**TASK REQUIREMENTS**
Give a verbatim copy of the lines below, minus the pictures.

********************

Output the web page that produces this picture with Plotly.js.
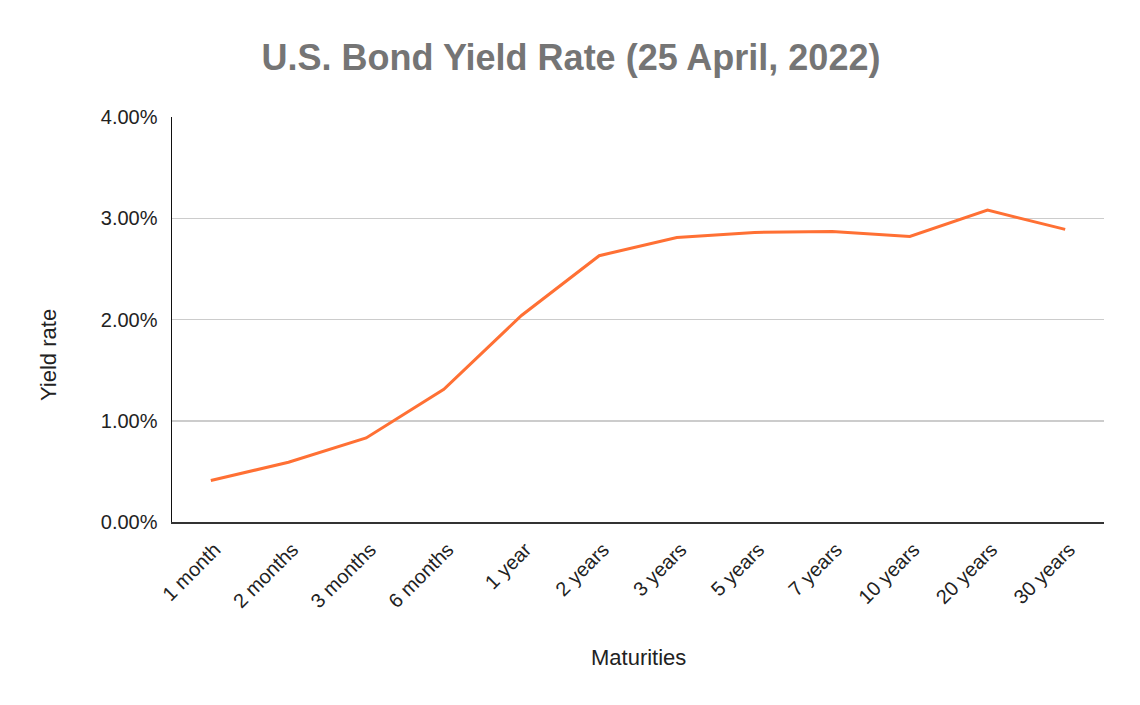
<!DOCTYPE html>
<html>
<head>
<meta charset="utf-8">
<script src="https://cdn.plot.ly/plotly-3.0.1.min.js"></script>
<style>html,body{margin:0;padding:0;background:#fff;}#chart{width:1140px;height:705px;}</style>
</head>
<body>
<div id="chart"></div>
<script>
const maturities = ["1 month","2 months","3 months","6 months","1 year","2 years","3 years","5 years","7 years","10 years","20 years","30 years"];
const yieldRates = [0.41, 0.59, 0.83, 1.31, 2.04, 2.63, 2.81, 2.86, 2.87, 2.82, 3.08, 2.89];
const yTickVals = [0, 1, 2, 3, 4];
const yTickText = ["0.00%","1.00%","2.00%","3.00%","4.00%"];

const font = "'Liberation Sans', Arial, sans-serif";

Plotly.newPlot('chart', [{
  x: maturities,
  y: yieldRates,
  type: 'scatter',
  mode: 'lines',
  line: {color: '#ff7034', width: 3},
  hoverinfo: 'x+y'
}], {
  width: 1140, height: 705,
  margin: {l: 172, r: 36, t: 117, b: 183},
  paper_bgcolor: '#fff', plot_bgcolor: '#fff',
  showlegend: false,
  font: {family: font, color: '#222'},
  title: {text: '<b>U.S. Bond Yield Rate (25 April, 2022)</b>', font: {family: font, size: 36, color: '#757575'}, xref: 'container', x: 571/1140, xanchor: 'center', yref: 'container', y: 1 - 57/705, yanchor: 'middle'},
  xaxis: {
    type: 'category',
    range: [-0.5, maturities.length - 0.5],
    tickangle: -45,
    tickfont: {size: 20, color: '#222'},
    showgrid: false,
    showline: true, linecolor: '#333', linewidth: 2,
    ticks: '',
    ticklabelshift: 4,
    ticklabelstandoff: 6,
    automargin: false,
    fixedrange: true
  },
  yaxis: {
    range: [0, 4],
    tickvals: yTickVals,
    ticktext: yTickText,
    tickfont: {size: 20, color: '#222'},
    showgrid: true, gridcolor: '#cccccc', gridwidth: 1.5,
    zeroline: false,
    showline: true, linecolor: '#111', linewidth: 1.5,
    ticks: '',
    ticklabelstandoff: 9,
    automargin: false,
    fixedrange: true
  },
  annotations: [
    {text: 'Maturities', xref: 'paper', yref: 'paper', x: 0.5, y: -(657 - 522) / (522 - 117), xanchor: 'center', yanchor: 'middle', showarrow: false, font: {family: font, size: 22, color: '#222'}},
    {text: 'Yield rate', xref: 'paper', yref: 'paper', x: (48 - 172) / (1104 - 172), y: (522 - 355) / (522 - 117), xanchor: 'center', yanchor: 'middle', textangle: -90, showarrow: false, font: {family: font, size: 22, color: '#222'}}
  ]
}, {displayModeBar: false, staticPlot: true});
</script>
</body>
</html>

********************

**RESULT FOR THIS TASK**
Output the web page that produces this picture with Plotly.js.
<!DOCTYPE html>
<html>
<head>
<meta charset="utf-8">
<script src="https://cdn.plot.ly/plotly-3.0.1.min.js"></script>
<style>html,body{margin:0;padding:0;background:#fff;}#chart{width:1140px;height:705px;}</style>
</head>
<body>
<div id="chart"></div>
<script>
const maturities = ["1 month","2 months","3 months","6 months","1 year","2 years","3 years","5 years","7 years","10 years","20 years","30 years"];
const yieldRates = [0.41, 0.59, 0.83, 1.31, 2.04, 2.63, 2.81, 2.86, 2.87, 2.82, 3.08, 2.89];
const yTickVals = [0, 1, 2, 3, 4];
const yTickText = ["0.00%","1.00%","2.00%","3.00%","4.00%"];

const font = "'Liberation Sans', Arial, sans-serif";

Plotly.newPlot('chart', [{
  x: maturities,
  y: yieldRates,
  type: 'scatter',
  mode: 'lines',
  line: {color: '#ff7034', width: 3},
  hoverinfo: 'x+y'
}], {
  width: 1140, height: 705,
  margin: {l: 172, r: 36, t: 117, b: 183},
  paper_bgcolor: '#fff', plot_bgcolor: '#fff',
  showlegend: false,
  font: {family: font, color: '#222'},
  title: {text: '<b>U.S. Bond Yield Rate (25 April, 2022)</b>', font: {family: font, size: 36, color: '#757575'}, xref: 'container', x: 571/1140, xanchor: 'center', yref: 'container', y: 1 - 57/705, yanchor: 'middle'},
  xaxis: {
    type: 'category',
    range: [-0.5, maturities.length - 0.5],
    tickangle: -45,
    tickfont: {size: 20, color: '#222'},
    showgrid: false,
    showline: true, linecolor: '#333', linewidth: 2,
    ticks: '',
    ticklabelshift: 4,
    ticklabelstandoff: 6,
    automargin: false,
    fixedrange: true
  },
  yaxis: {
    range: [0, 4],
    tickvals: yTickVals,
    ticktext: yTickText,
    tickfont: {size: 20, color: '#222'},
    showgrid: true, gridcolor: '#cccccc', gridwidth: 1.5,
    zeroline: false,
    showline: true, linecolor: '#111', linewidth: 1.5,
    ticks: '',
    ticklabelstandoff: 9,
    automargin: false,
    fixedrange: true
  },
  annotations: [
    {text: 'Maturities', xref: 'paper', yref: 'paper', x: 0.5, y: -(657 - 522) / (522 - 117), xanchor: 'center', yanchor: 'middle', showarrow: false, font: {family: font, size: 22, color: '#222'}},
    {text: 'Yield rate', xref: 'paper', yref: 'paper', x: (48 - 172) / (1104 - 172), y: (522 - 355) / (522 - 117), xanchor: 'center', yanchor: 'middle', textangle: -90, showarrow: false, font: {family: font, size: 22, color: '#222'}}
  ]
}, {displayModeBar: false, staticPlot: true});
</script>
</body>
</html>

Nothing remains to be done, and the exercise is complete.